As part of National Distracted Driving Awareness Month in April, law enforcement officers are increasing patrols as part of the “U Drive. U Text. U Pay.” effort organized by the National Highway Traffic Safety Administration. The increased patrols in Michigan are scheduled for Thursday through Monday.

Michigan State Police say there were more than 18,000 crashes statewide caused by distracted driving in 2019, resulting in 70 deaths. Nationally, 3,142 people in distracted driving crashes in 2019, including 566 pedestrians and bicyclists.

Michigan law prohibits drivers from reading, manually typing or sending text messages and other written communication while behind the wheel. The only exceptions allow for reporting crimes or emergencies.

“Any activity that takes your eyes off the road and your hands off the wheel is extremely reckless and puts you and others on the road at risk,” said Michael L. Prince, Michigan Office of Highway Safety Planning director. “Whether it’s texting, eating, drinking, using GPS or talking to other passengers, it’s all dangerous while driving.”

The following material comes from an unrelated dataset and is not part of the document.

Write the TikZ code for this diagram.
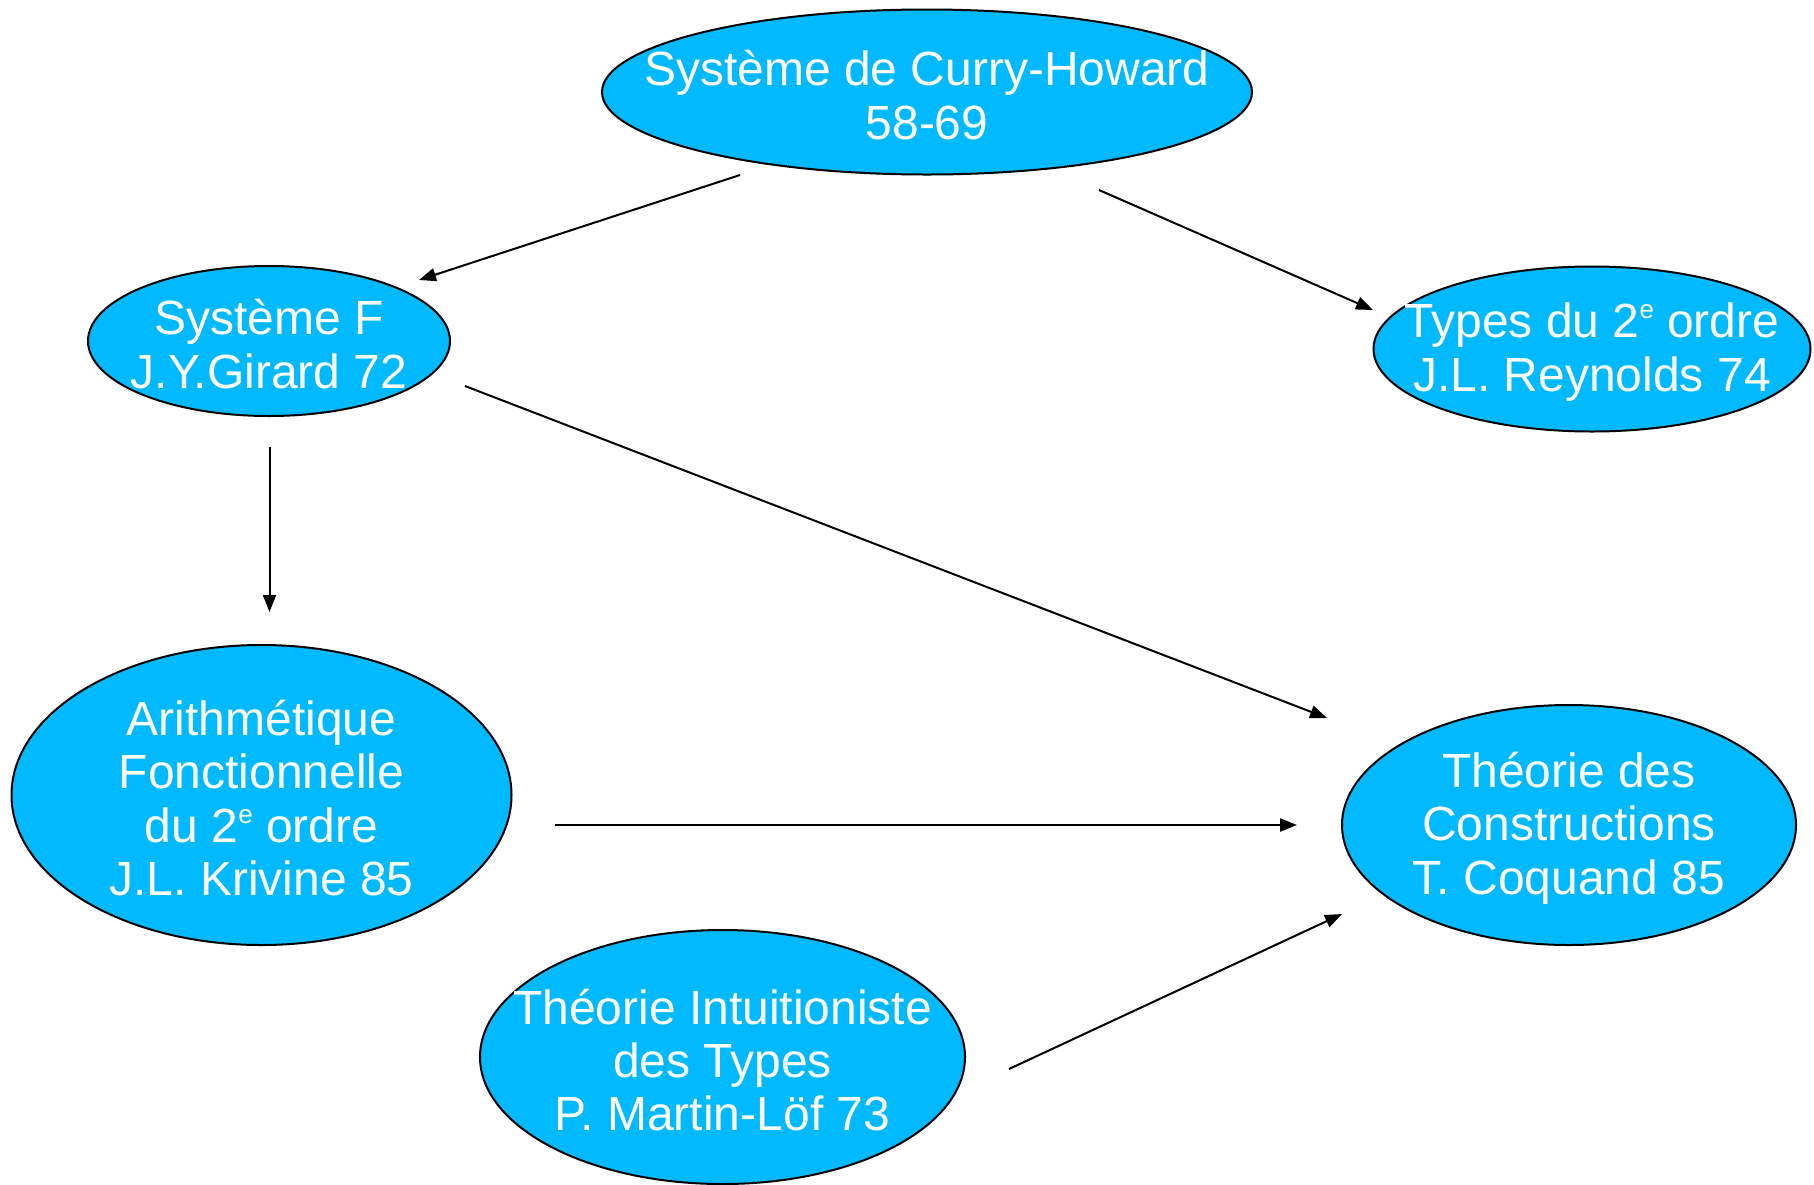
\documentclass[tikz,border=0pt]{standalone}
\usepackage{fontspec}
\setmainfont{Liberation Sans}
\usetikzlibrary{arrows.meta,shapes.geometric}
\definecolor{blobfill}{RGB}{0,185,255}
\newcommand\supe{\raisebox{0.75ex}{\fontsize{13pt}{13pt}\selectfont e}}
\tikzset{
  blob/.style={ellipse, draw=black, line width=1pt, fill=blobfill, inner sep=0pt},
  txt/.style={text=white, align=center, font=\fontsize{24pt}{26.7pt}\selectfont, inner sep=0pt, yshift=-1.5pt},
  conn/.style={line width=1pt, -{Triangle[length=8.5pt,width=6.5pt]}}
}
\begin{document}
\begin{tikzpicture}[x=0.5pt,y=-0.5pt]
\useasboundingbox (0,0) rectangle (1814,1184);
% ellipses (sizes in pt = half of pixels)
\node[blob, minimum width=325pt, minimum height=82.5pt] (ch) at (927,92) {};
\node[txt] at (ch) {Système de Curry-Howard\\58-69};
\node[blob, minimum width=181pt, minimum height=75pt] (sf) at (269,341) {};
\node[txt] at (sf) {Système F\\J.Y.Girard 72};
\node[blob, minimum width=218.5pt, minimum height=82.5pt] (ty) at (1592,349) {};
\node[txt] at (ty) {Types du 2\supe{} ordre\\J.L. Reynolds 74};
\node[blob, minimum width=250pt, minimum height=150pt] (ar) at (261.5,795) {};
\node[txt] at (ar) {Arithmétique\\Fonctionnelle\\du 2\supe{} ordre\\J.L. Krivine 85};
\node[blob, minimum width=227pt, minimum height=120pt] (tc) at (1569,825) {};
\node[txt] at (tc) {Théorie des\\Constructions\\T. Coquand 85};
\node[blob, minimum width=242.5pt, minimum height=127pt] (ti) at (722.5,1057) {};
\node[txt] at (ti) {Théorie Intuitioniste\\des Types\\P. Martin-Löf 73};
% connector end points
\coordinate (a1s) at (740,175);
\coordinate (a1e) at (419,280);
\coordinate (a2s) at (1099,190);
\coordinate (a2e) at (1373,310);
\coordinate (a3s) at (269.5,447);
\coordinate (a3e) at (269.5,612);
\coordinate (a4s) at (465,386);
\coordinate (a4e) at (1327,718);
\coordinate (a5s) at (555,825);
\coordinate (a5e) at (1297,825);
\coordinate (a6s) at (1009,1069);
\coordinate (a6e) at (1342,914);
\draw[conn] (a1s) -- (a1e);
\draw[conn] (a2s) -- (a2e);
\draw[conn] (a3s) -- (a3e);
\draw[conn] (a4s) -- (a4e);
\draw[conn] (a5s) -- (a5e);
\draw[conn] (a6s) -- (a6e);
\end{tikzpicture}
\end{document}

Separately, police agencies in Kent and Wayne counties are partnering with Michigan State University researchers this month to evaluate methods of enforcing distracted driving laws. A three-week study continues in those counties until April 26.

Officers are using dynamic message boards to alert drivers that distracted driving enforcement is under way. Researchers are studying whether using the message boards leads to a measurable change in drivers’ behavior.

“This project aims to assess the effectiveness of high-visibility enforcement, in combination with different types of messages that discourage cell phone use by drivers,” said Dr. Peter Savolainen, MSU Foundation Professor in the Department of Civil and Environmental Engineering.